Cryptocurrency has matured from a niche asset into a significant part of the global financial system. As adoption grows, regulation has become one of the most debated topics in finance. In 2025, governments, institutions, and market participants are seeking to balance innovation with stability, aiming to create frameworks that protect investors while encouraging technological progress. Understanding the regulatory landscape is essential for anyone analyzing modern financial markets.
The Evolution of Crypto Regulation
In the early years, cryptocurrencies thrived in an environment of minimal oversight. By 2025, however, most jurisdictions have recognized the importance of establishing clear legal frameworks. These regulations focus on issues such as anti-money laundering (AML), consumer protection, and financial transparency. The shift reflects not only the growth of digital assets but also their integration into mainstream banking and investment systems.

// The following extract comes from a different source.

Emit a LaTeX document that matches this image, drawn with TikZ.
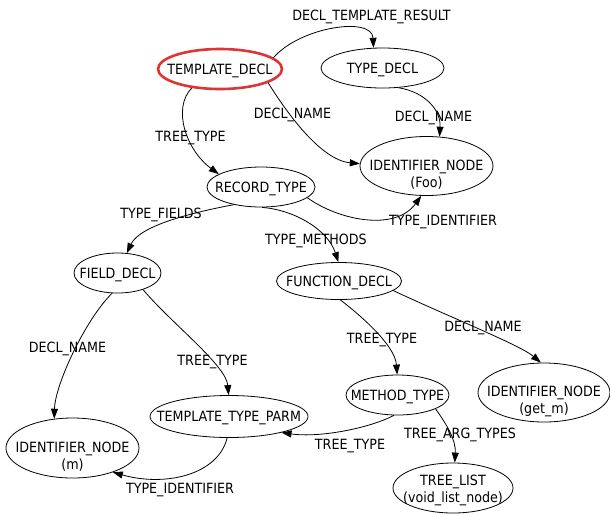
\documentclass[tikz,border=0pt]{standalone}
\usepackage{fontspec}
\setmainfont{DejaVu Sans Condensed}
\usetikzlibrary{arrows.meta,shapes.geometric}
\definecolor{rootred}{RGB}{221,52,52}
% two stacked lines, baseline on the first one
\newcommand\twoline[2]{\begin{tabular}[t]{@{}c@{}}#1\\#2\end{tabular}}
\begin{document}
\begin{tikzpicture}[x=1pt,y=-1pt,
  font=\fontsize{14.1}{17}\selectfont,
  tree/.style={ellipse, draw, line width=0.8pt, inner xsep=-40pt, inner ysep=-20pt,
               text height=10pt, text depth=0pt},
  root/.style={tree, draw=rootred, line width=2.6pt},
  twol/.style={text depth=2pt},
  link/.style={draw, line width=0.8pt, -{Triangle[length=10pt,width=7pt]}},
  elabel/.style={inner sep=0pt, text height=10pt, text depth=0pt}]
\useasboundingbox (0,0) rectangle (610,515);

% tree nodes
\node[root, minimum width=124pt, minimum height=40pt] (td)  at (220,69)    {TEMPLATE\_DECL};
\node[tree, minimum width=123pt, minimum height=40pt] (tyd) at (382.5,68)  {TYPE\_DECL};
\node[tree, twol, minimum width=133pt, minimum height=59pt] (foo) at (426.5,166) {\twoline{IDENTIFIER\_NODE}{(Foo)}};
\node[tree, minimum width=108pt, minimum height=40pt] (rec) at (261,187)   {RECORD\_TYPE};
\node[tree, minimum width=87pt,  minimum height=40pt] (fd)  at (117.5,273) {FIELD\_DECL};
\node[tree, minimum width=125pt, minimum height=37pt] (fn)  at (339,281)   {FUNCTION\_DECL};
\node[tree, minimum width=158pt, minimum height=42pt] (tpp) at (229,416.5) {TEMPLATE\_TYPE\_PARM};
\node[tree, twol, minimum width=133pt, minimum height=60pt] (idm) at (72.5,448) {\twoline{IDENTIFIER\_NODE}{(m)}};
\node[tree, minimum width=103pt, minimum height=40pt] (mt)  at (397.5,395) {METHOD\_TYPE};
\node[tree, twol, minimum width=132pt, minimum height=59pt] (idg) at (544,392.5) {\twoline{IDENTIFIER\_NODE}{(get\_m)}};
\node[tree, twol, text depth=16pt, minimum width=120pt, minimum height=50pt] (tl)  at (453,488) {\twoline{TREE\_LIST}{(void\_list\_node)}};

% connectors
\path[link] (td.12)   .. controls (300,27)  and (372,16)  .. (tyd.114);
\path[link] (td.-16)  .. controls (285,110) and (320,160) .. (foo.178);
\path[link] (tyd.-51) .. controls (425,92)  and (441,110) .. (foo.66);
\path[link] (td.-146) .. controls (172,108) and (186,150) .. (rec.163);
\path[link] (rec.-13) .. controls (338,220) and (395,232) .. (foo.-100);
\path[link] (rec.-147).. controls (195,212) and (140,225) .. (fd.65);
\path[link] (rec.-87) .. controls (295,210) and (328,230) .. (fn.92);
\path[link] (fd.-105) .. controls (85,320)  and (55,385)  .. (idm.122);
\path[link] (fd.-33)  .. controls (170,322) and (226,365) .. (tpp.91);
\path[link] (tpp.-95) .. controls (218,475) and (165,487) .. (idm.-31);
\path[link] (fn.-86)  .. controls (360,315) and (395,345) .. (mt.91);
\path[link] (fn.-10)  .. controls (445,315) and (520,345) .. (idg.96);
\path[link] (mt.-100) .. controls (370,428) and (320,438) .. (tpp.-17);
\path[link] (mt.-20)  .. controls (447,425) and (456,440) .. (tl.86);

% connector labels
\node[elabel] (l1)  at (371.5,15)  {DECL\_TEMPLATE\_RESULT};
\node[elabel] (l2)  at (292.5,113) {DECL\_NAME};
\node[elabel] (l3)  at (433.5,116) {DECL\_NAME};
\node[elabel] (l4)  at (190.5,136) {TREE\_TYPE};
\node[elabel] (l5)  at (443,220)   {TYPE\_IDENTIFIER};
\node[elabel] (l6)  at (161,213)   {TYPE\_FIELDS};
\node[elabel] (l7)  at (316,239)   {TYPE\_METHODS};
\node[elabel] (l8)  at (67.5,347)  {DECL\_NAME};
\node[elabel] (l9)  at (212.5,360) {TREE\_TYPE};
\node[elabel] (l10) at (180,488)   {TYPE\_IDENTIFIER};
\node[elabel] (l11) at (382,338)   {TREE\_TYPE};
\node[elabel] (l12) at (483,326)   {DECL\_NAME};
\node[elabel] (l13) at (350,444)   {TREE\_TYPE};
\node[elabel] (l14) at (460,433)   {TREE\_ARG\_TYPES};
\end{tikzpicture}
\end{document}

Regional Approaches to Oversight
Different regions have taken varied approaches to regulating cryptocurrencies. The European Union emphasizes harmonized rules through the Markets in Crypto-Assets Regulation (MiCA), ensuring consistent oversight across member states. In contrast, the United States applies a patchwork of regulatory agencies, each addressing different aspects such as securities, commodities, or banking. Meanwhile, countries in Asia are adopting innovation-driven frameworks, aiming to become global hubs for blockchain and digital finance. These diverse approaches shape how investors and companies operate in different markets.
Balancing Innovation and Protection
The central challenge in crypto regulation lies in finding the balance between fostering innovation and ensuring market integrity. Overly strict rules may discourage technological progress and limit economic opportunities, while insufficient oversight exposes investors to risks such as fraud, volatility, and systemic instability. In 2025, regulators are increasingly adopting risk-based approaches, seeking to encourage responsible innovation while maintaining safeguards against misuse.
Impact on Financial Markets
The expansion of crypto regulation influences not only digital asset markets but also broader finance. Institutional adoption of cryptocurrencies and tokenized assets depends heavily on legal clarity. As compliance frameworks strengthen, traditional banks, asset managers, and insurers are integrating blockchain-based products into their offerings. This convergence of traditional and digital finance highlights the growing role of regulation in shaping future investment opportunities.
Global Cooperation and Future Outlook
Given the borderless nature of cryptocurrencies, international cooperation has become essential. Organizations such as the Financial Stability Board (FSB) and the International Monetary Fund (IMF) are working with national regulators to establish consistent standards. In the coming years, further coordination may create more predictable rules, reducing regulatory arbitrage and enhancing trust in digital assets. For observers of financial markets, this evolution signals a future where cryptocurrencies play a permanent and regulated role in the global economy.
Conclusions
In 2025, cryptocurrency regulation stands at the center of financial discussions, shaping how digital assets are traded, adopted, and integrated worldwide. While different regions pursue distinct strategies, the shared objective remains stability, transparency, and investor protection. The growing alignment between traditional finance and blockchain technology demonstrates that regulation is not a barrier to growth but a foundation for long-term legitimacy. For financial analysts and market participants, monitoring these developments is key to understanding the future of global finance.